Why it matters: The idea that falling spacecraft quietly burn away without consequence is beginning to look outdated. Scientists have observed that rocket hardware disintegrating on reentry leaves behind lithium, altering the chemical balance in the upper atmosphere.
On February 19, 2025, a SpaceX Falcon 9 booster fell back toward Earth, its fiery descent slicing across Europe's night sky. Researchers at the Leibniz Institute of Atmospheric Physics in Germany captured the event using their lidar system, running it during the predicted reentry window. A new study published in Communications Earth & Environment reports that the uncontrolled reentry coincided with a tenfold spike in lithium atoms high above Earth's surface.

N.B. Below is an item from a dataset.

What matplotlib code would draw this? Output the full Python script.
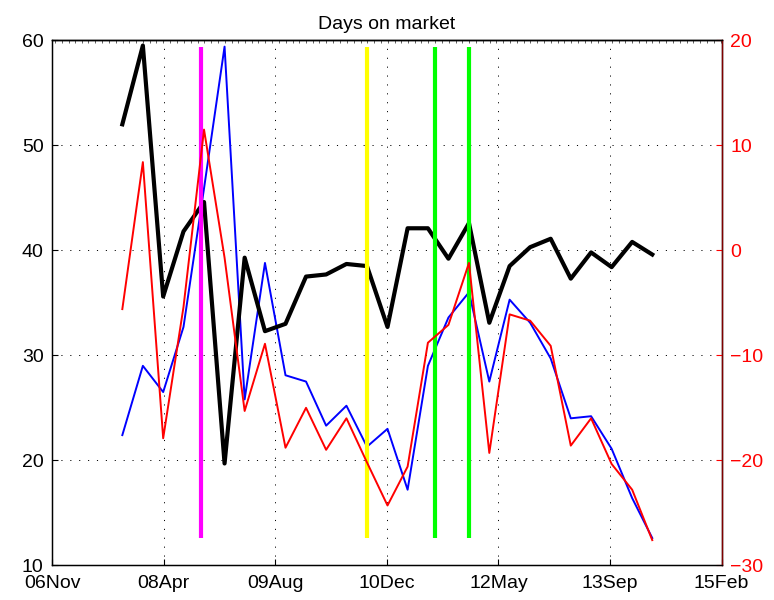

Lidar, short for "light detection and ranging," uses laser pulses to map atmospheric composition. In this case, the instruments at a research station in Saxony detected a narrow plume of lithium atoms between 94 and 97 kilometers above sea level – about 10 times the concentration normally present at those altitudes. The unplanned observation shows that rocket hardware disintegrating on reentry can leave measurable traces in the upper atmosphere.
Robin Wing, a lead author on the study, said his team specifically chose lithium because they expected it could serve as a tracer for spacecraft material during reentry. Aerospace-grade lithium-aluminum alloys are common in spacecraft structures, making lithium an ideal marker for human-made debris.

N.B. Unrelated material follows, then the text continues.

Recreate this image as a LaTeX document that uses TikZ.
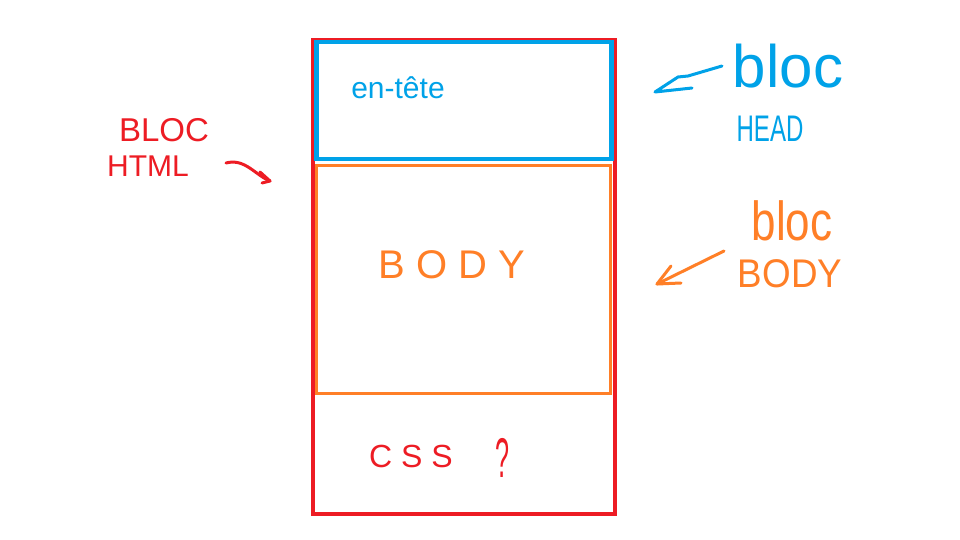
\documentclass[tikz,border=0pt]{standalone}
\usepackage{fontspec}
\setmainfont{Liberation Sans}
\definecolor{pred}{HTML}{ED1C24}
\definecolor{pblue}{HTML}{00A2E8}
\definecolor{porange}{HTML}{FF7F27}
\tikzset{
  boxnode/.style={draw, inner sep=0pt, anchor=north west},
  hand/.style={line width=3pt, line cap=round, line join=round},
  lbl/.style={inner sep=0pt},
}
\newcommand{\fs}[1]{\fontsize{#1}{#1}\selectfont}
\begin{document}
\begin{tikzpicture}[x=1pt, y=-1pt]
\useasboundingbox (0,0) rectangle (960,540);
\fill[white] (0,0) rectangle (960,540);
% boxes
\node[boxnode, pred, line width=4pt, minimum width=302pt, minimum height=474pt] (html) at (311,38) {};
\node[boxnode, pblue, line width=4.5pt, minimum width=295pt, minimum height=117pt] (head) at (314,40) {};
\node[boxnode, porange, line width=3pt, minimum width=294pt, minimum height=228pt] (body) at (315,164) {};
% texts inside
\node[lbl, pblue, font=\fs{30}] (entete) at (398,88) {en-tête};
\node[lbl, porange, font=\fs{40}] (bodytxt) at (452,265) {B O D Y};
\node[lbl, pred, font=\fs{32}] (css) at (411,456) {C S S};
\node[lbl, pred, font=\fs{56}] (qm) at (502,458) {\scalebox{0.45}[1]{?}};
% left label
\node[lbl, pred, font=\fs{33}] (bloc1) at (164,130) {BLOC};
\node[lbl, pred, font=\fs{30}] (html1) at (148,166) {HTML};
\coordinate (ha) at (226,163);
\coordinate (hb) at (270,181);
\draw[hand, pred] (ha) .. controls (245,158) and (255,175) .. (hb);
\draw[hand, pred] (260,172) -- (hb) -- (262,183);
% head label
\node[lbl, pblue, font=\fs{60}] (bloc2) at (788,66) {\scalebox{1}[1]{bloc}};
\node[lbl, pblue, font=\fs{37}] (headl) at (770,129) {\scalebox{0.65}[1]{HEAD}};
\coordinate (ba) at (722,66);
\coordinate (bb) at (655,92);
\draw[hand, pblue] (ba) -- (688,76) -- (678,77) -- (bb) -- (692,88);
% body label
\node[lbl, porange, font=\fs{55}] (bloc3) at (792,221) {\scalebox{0.8}[1]{bloc}};
\node[lbl, porange, font=\fs{40}] (bodyl) at (790,274) {\scalebox{0.92}[1]{BODY}};
\coordinate (oa) at (724,251);
\coordinate (ob) at (657,284);
\draw[hand, porange] (oa) -- (ob);
\draw[hand, porange] (671,266) -- (ob) -- (681,283);
\end{tikzpicture}
\end{document}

Previous research had already demonstrated that metals from decaying satellites and rockets – including aluminum, copper, and lead – now exceed the natural influx of those elements from cosmic dust. Until now, however, there had been no direct measurement linking a single reentry to a localized, quantifiable metal plume.
What happens next inside that thin atmospheric band is still unclear. The metals could interact with charged particles or other compounds, subtly shifting how the upper atmosphere absorbs solar radiation or forms noctilucent clouds. Scientists simply don't know. That uncertainty is driving a growing concern among atmospheric chemists. As the global launch cadence rises and old spacecraft reenter the atmosphere almost weekly, the cumulative effect could amount to a long-term chemical transformation above the stratosphere.
"There are many elements present inside spacecraft which are not very present in our atmosphere due to natural causes," Wing told Gizmodo. "We know very little about what metals actually exist in the atmosphere and how that relates to re-entry pollution."